Another photograph. “What about her?”
“I believe I spoke to her last night.”
“She handled the negotiations?”
“There were none.”
“There was no exchange of money?”
“The demand was abdication.”
“And the ten shots you fired?”
“I saw the light of a mobile phone. I assumed he was using it to detonate the bomb.”
“He?”
Gabriel inclined his head toward the man in the photograph. “If I had hit him—”
“You might have saved the child.”
Gabriel said nothing.
“It was a mistake not to involve us. We could have brought her in safely.”
“They said they would kill her.”
“Yes,” said the minister. “And now she is dead.”
And on it went, deep into the afternoon, until the lights of Paris glowed beyond the ministry’s windows. It was a folly, and both sides knew it. The French intended to sweep the entire messy episode under the rug. When at last the questions stopped and the note takers laid down their pens, there were handshakes all around. They were of the graveside variety, fleeting, consoling. A ministry car took Gabriel, Mikhail, and Keller to Charles de Gaulle. Keller boarded a plane bound for London; Gabriel and Mikhail, for Tel Aviv. During the four-hour flight they did not speak of what had transpired in the field in the Département du Tarn. They never would.

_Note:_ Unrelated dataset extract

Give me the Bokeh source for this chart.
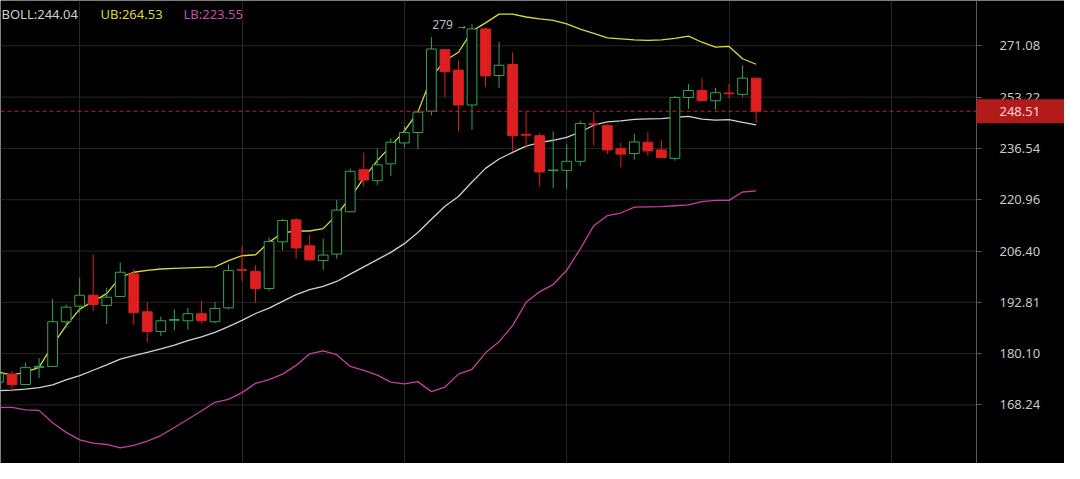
from bokeh.plotting import figure
from bokeh.models import Range1d, FixedTicker, PrintfTickFormatter, Label, ColumnDataSource
from bokeh.core.properties import value
from bokeh.embed import file_html
from bokeh.resources import INLINE

# ---- data ----
opens = [173.40, 175.27, 172.86, 176.85, 177.08, 187.90, 191.82, 194.63, 191.99, 194.30,
         200.23, 190.41, 185.49, 188.26, 188.14, 189.92, 187.90, 191.40, 201.35, 200.85,
         196.38, 208.93, 215.13, 207.85, 203.80, 205.56, 217.45, 229.96, 226.62, 231.75,
         238.28, 241.60, 248.55, 269.69, 262.48, 250.58, 277.23, 260.60, 264.41, 240.98,
         240.58, 229.64, 229.75, 232.53, 244.42, 243.79, 236.45, 234.94, 238.50, 236.06,
         233.43, 253.08, 255.47, 252.01, 254.61, 254.16, 259.69]
highs = [176.40, 176.01, 177.93, 179.07, 193.62, 192.24, 199.19, 205.46, 196.56, 203.27,
         201.51, 192.81, 189.18, 191.00, 191.40, 193.23, 192.89, 202.82, 207.69, 202.56,
         210.20, 215.41, 215.69, 210.83, 209.85, 220.83, 230.25, 235.24, 236.45, 239.74,
         243.70, 248.78, 274.25, 269.80, 265.88, 279.00, 277.80, 272.49, 268.78, 248.23,
         241.38, 241.92, 237.90, 245.37, 248.23, 244.33, 238.28, 241.19, 241.60, 239.12,
         253.63, 257.69, 259.69, 256.36, 257.69, 264.18, 259.69]
lows = [172.80, 171.24, 172.70, 174.36, 176.90, 186.51, 190.16, 190.58, 187.34, 194.10,
        187.09, 182.95, 184.36, 185.73, 185.97, 187.48, 187.48, 191.00, 198.28, 192.64,
        195.74, 206.63, 204.31, 203.90, 201.27, 204.31, 217.30, 224.86, 225.36, 227.99,
        236.76, 236.27, 247.19, 253.31, 241.92, 242.45, 256.59, 256.36, 235.46, 236.76,
        224.86, 224.40, 224.20, 231.03, 237.49, 234.76, 230.73, 233.04, 234.24, 233.60,
        232.74, 249.29, 251.90, 248.97, 252.85, 253.31, 244.74]
closes = [175.42, 172.86, 176.78, 177.08, 187.90, 191.57, 194.63, 192.24, 194.12, 200.67,
          190.16, 185.49, 188.14, 188.46, 189.92, 188.14, 191.25, 201.11, 201.19, 196.38,
          209.04, 214.94, 207.24, 203.98, 205.30, 217.93, 229.46, 226.82, 231.44, 238.50,
          241.60, 248.23, 269.93, 261.94, 250.58, 277.23, 260.46, 264.18, 240.58, 240.73,
          229.26, 229.87, 232.53, 244.52, 244.23, 236.06, 234.76, 238.59, 235.76, 233.73,
          253.08, 255.47, 252.01, 254.71, 254.38, 259.69, 248.51]
boll_mid = [171.47, 171.58, 171.80, 172.14, 172.80, 173.92, 174.93, 176.17, 177.42, 178.81,
            179.62, 180.42, 181.23, 182.17, 183.23, 184.18, 185.25, 186.69, 188.26, 189.97,
            191.32, 193.06, 194.81, 196.07, 196.95, 198.23, 200.15, 202.09, 204.06, 206.04,
            208.44, 211.56, 215.28, 219.05, 221.90, 226.24, 230.35, 233.25, 235.31, 237.28,
            238.35, 239.12, 240.05, 241.76, 243.95, 245.06, 245.37, 245.85, 246.01, 246.10,
            246.48, 246.86, 245.91, 245.59, 245.78, 244.90, 244.04]
boll_up = [175.72, 175.04, 175.72, 176.85, 182.17, 186.93, 191.07, 193.06, 195.06, 199.37,
           200.67, 201.19, 201.53, 201.71, 201.84, 201.97, 202.10, 203.80, 205.12, 205.38,
           208.85, 211.43, 211.97, 211.97, 212.65, 216.53, 221.61, 227.40, 232.74, 237.28,
           242.08, 248.23, 260.02, 265.78, 268.78, 276.44, 279.47, 282.74, 282.74, 281.66,
           280.93, 280.39, 279.12, 277.16, 275.56, 273.96, 273.61, 273.26, 273.08, 273.26,
           273.78, 274.60, 272.38, 270.63, 270.87, 266.47, 264.53]
boll_low = [167.68, 167.68, 167.16, 167.03, 164.32, 162.22, 160.62, 159.94, 159.63, 158.91,
            159.42, 160.35, 161.54, 163.27, 165.07, 166.88, 168.84, 169.49, 171.02, 173.13,
            173.98, 175.27, 177.31, 180.07, 180.77, 179.84, 177.08, 176.17, 175.04, 173.40,
            173.02, 173.53, 171.24, 172.28, 175.27, 176.40, 180.30, 182.99, 186.93, 192.81,
            195.56, 197.41, 201.19, 206.97, 213.48, 216.33, 217.09, 218.78, 218.87, 218.92,
            219.20, 219.43, 220.40, 220.77, 220.77, 223.24, 223.55]
price_ticks = [168.24, 180.10, 192.81, 206.40, 220.96, 236.54, 253.22, 271.08]
last_price = 248.51
peak_text = "279 \u2192"
legend_texts = ["BOLL:244.04", "UB:264.53", "LB:223.55"]

GREEN = "#36a452"
RED = "#de1f1f"

X0, AXIS_X, X1 = 0.149, 72.29, 78.795   # view start, price-axis position, view end

idx = list(range(len(opens)))
body_top = [max(o, c) for o, c in zip(opens, closes)]
body_bot = [min(o, c) for o, c in zip(opens, closes)]
up = [c >= o for o, c in zip(opens, closes)]
colors = [GREEN if u else RED for u in up]
fills = ["#000000" if u else RED for u in up]

src = ColumnDataSource(dict(x=idx, high=highs, low=lows, top=body_top, bot=body_bot,
                            color=colors, fill=fills))

p = figure(width=1064, height=463, y_axis_type="log", y_axis_location="right",
           x_range=Range1d(X0, X1), y_range=Range1d(155.65, 287.9),
           output_backend="svg", toolbar_location=None,
           background_fill_color="#000000", border_fill_color="#000000",
           min_border_left=0, min_border_top=0, min_border_bottom=0, min_border_right=0)
p.outline_line_color = None

# vertical grid
p.xgrid.grid_line_color = "#262626"
p.xgrid.ticker = FixedTicker(ticks=[6, 18, 30, 42, 54, 66])
p.ygrid.visible = False
# horizontal grid lines stop at the price axis
n = len(price_ticks)
p.segment(x0=[X0] * n, x1=[AXIS_X] * n, y0=price_ticks, y1=price_ticks,
          line_color="#262626", line_width=1, level="underlay")

# x axis: only a faint base line
p.xaxis.ticker = FixedTicker(ticks=[])
p.xaxis.major_tick_line_color = None
p.xaxis.minor_tick_line_color = None
p.xaxis.major_label_text_font_size = "0px"
p.xaxis.major_label_standoff = 0
p.xaxis.axis_line_color = "#3c3c3c"

# y axis, drawn inside the frame at the price-axis position
p.yaxis.fixed_location = AXIS_X
p.yaxis.ticker = FixedTicker(ticks=price_ticks)
p.yaxis.formatter = PrintfTickFormatter(format="%.2f")
p.yaxis.major_label_text_color = "#c8c8c8"
p.yaxis.major_label_text_font = "Noto Sans"
p.yaxis.major_label_text_font_size = "13px"
p.yaxis.axis_line_color = "#5a5a5a"
p.yaxis.major_tick_line_color = "#5a5a5a"
p.yaxis.major_tick_out = 5
p.yaxis.major_tick_in = 0
p.yaxis.minor_tick_line_color = None
p.yaxis.major_label_standoff = 18

# bands
p.line(idx, boll_low, line_color="#c4409f", line_width=1.3)
p.line(idx, boll_mid, line_color="#d2d2d2", line_width=1.3)
p.line(idx, boll_up, line_color="#dada3a", line_width=1.3)

# candles
p.segment(x0="x", y0="high", x1="x", y1="top", line_color="color", line_width=1, source=src)
p.segment(x0="x", y0="bot", x1="x", y1="low", line_color="color", line_width=1, source=src)
p.vbar(x="x", top="top", bottom="bot", width=0.72, fill_color="fill", line_color="color",
       line_width=1, source=src)

# current price line and tag (tag box spans from the axis line to the right edge)
p.segment(x0=[X0], x1=[AXIS_X], y0=[last_price], y1=[last_price], line_color="#c62424",
          line_dash="4 3", line_width=1)
p.rect(x=[X1], y=[last_price], width=176, height=24, width_units="screen",
       height_units="screen", fill_color="#b31b1b", line_color=None, level="overlay")
p.text(x=[AXIS_X], y=[last_price], text=["%.2f" % last_price], x_offset=23,
       text_color="#f3dcdc", text_font=value("Noto Sans"), text_font_size="13px",
       text_align="left", text_baseline="middle", level="overlay")

# peak annotation
p.add_layout(Label(x=35, y=279.0, text=peak_text, text_align="right", text_baseline="middle",
                   x_offset=-4, text_color="#bdbdbd", text_font="Noto Sans",
                   text_font_size="12px"))

# legend texts
leg_colors = ["#cfcfcf", "#d8d83a", "#c44ea8"]
leg_x = [1, 100, 183]
for t, c, xx in zip(legend_texts, leg_colors, leg_x):
    p.add_layout(Label(x=xx, y=282.9, x_units="screen", y_units="data", text=t,
                       text_color=c, text_font="Noto Sans", text_font_size="13px",
                       text_align="left", text_baseline="middle"))

open("out.html", "w").write(file_html(p, INLINE))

There was a small item the next day in one of the southern papers, something about a set of remains being found in a remote field, an adolescent, almost certainly a female. It made Le Figaro, and a short story was read on one of the evening newscasts, but the French cover-up was so thorough—and the French media was so distracted by the “Yellow Vests”—it was soon forgotten. At times, even Gabriel wondered whether he had dreamed it. He had only to listen to the recordings of his conversations with the woman to be reminded that a child had been blown to pieces before his eyes.